Tarcza wskaźnika, którego dwie nikłe osie wykonywały zwykle żmudny i długotrwały marsz, zanim wykazały jakiekolwiek zmiany, przypominała kolorowy, wirujący młynek.

— Kobalt, nikiel, dysproz — recytował Andrzej, regulując wziernik analizatora — i chyba żelazo…

— Żelazo?

— Uhm… — mruknął. — Jakieś dziwne, jakby aktywne…

— Same ferromagnetyki — powiedziała, jakby do siebie, Lena.

— O dość dużej sile koercji — uzupełnił. — Ale to nie

wszystko. Spójrz na kompas.

Odwróciła się szybko i pochyliła nad umieszczoną między siedzeniami cebulastą tarczą.

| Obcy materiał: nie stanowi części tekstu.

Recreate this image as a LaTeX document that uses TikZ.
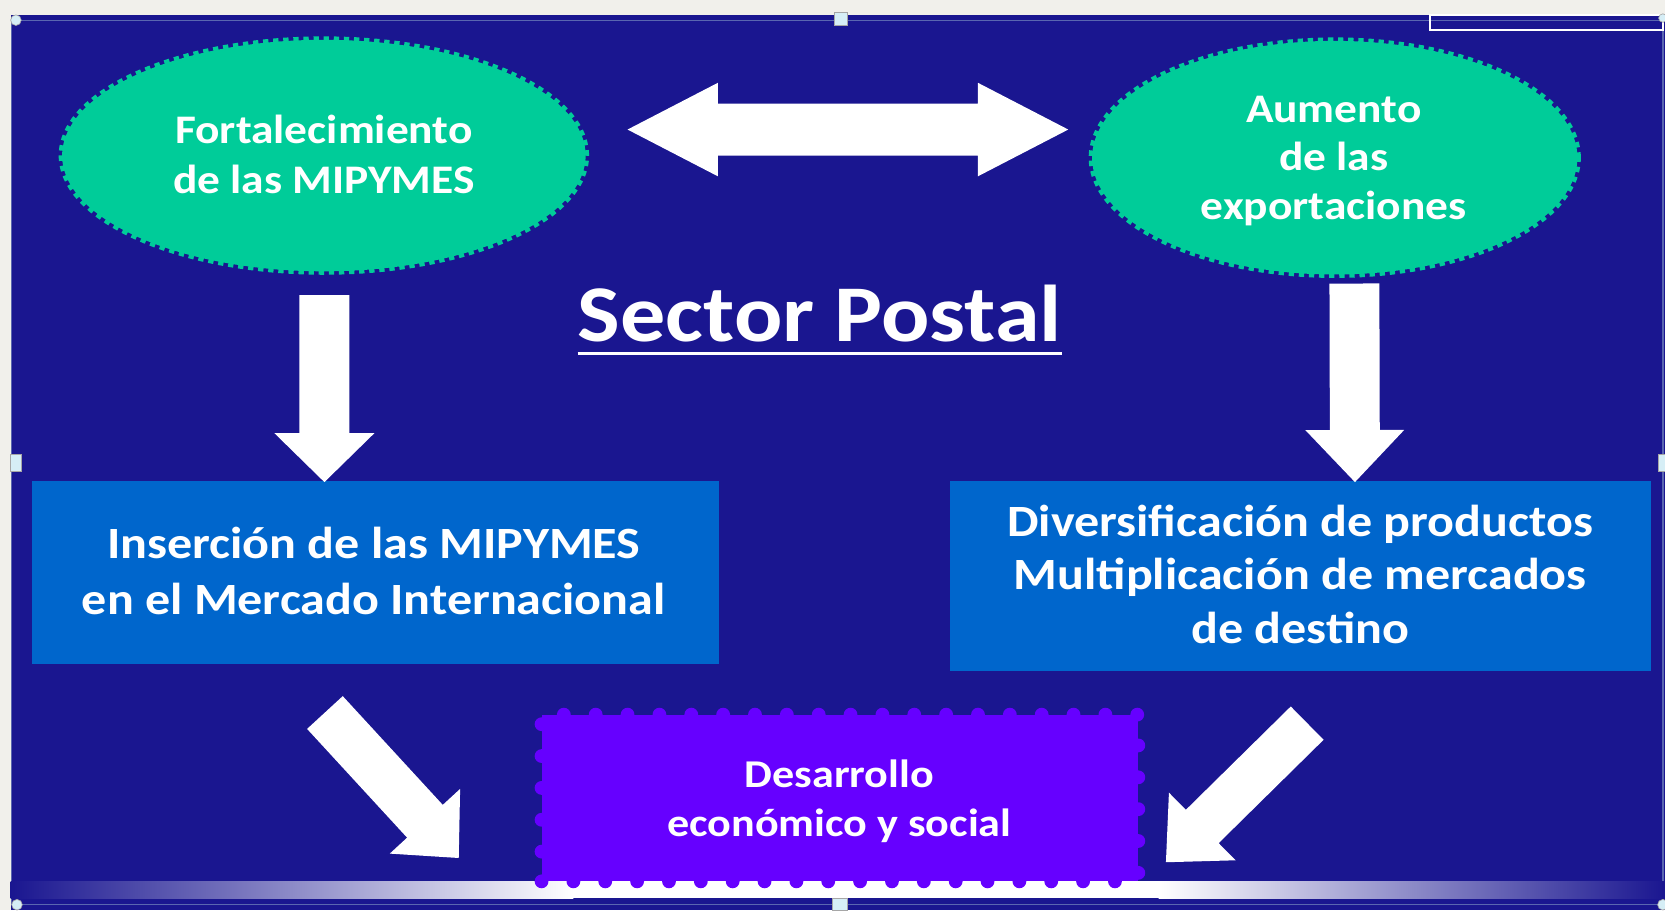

— Odchylenie?! — wykrzyknęła. — Tutaj, pod biegunem?

— Odchylenie. I to pod bardzo znacznym kątem..

— Co to może znaczyć? Jakieś pokłady? Pokiwał z powątpiewaniem głową.

— Widma dają niemal idealnie proste graniczne. Nie widziałem jeszcze tak uwarstwionych naturalnych złóż…

— Wychodzimy?

— Tutaj? Poczekaj, pojedziemy kawałek w kierunku tej nowej północy magnetycznej.

— Zboczymy z drogi — mówiąc to, pchnęła drążek. Silniki zaskoczyły natychmiast. Jedno spóźnione miauknięcie doleciało z piasty prawego środkowego koła. Batuzow zanotował to w pamięci. Trzeba będzie wyregulować.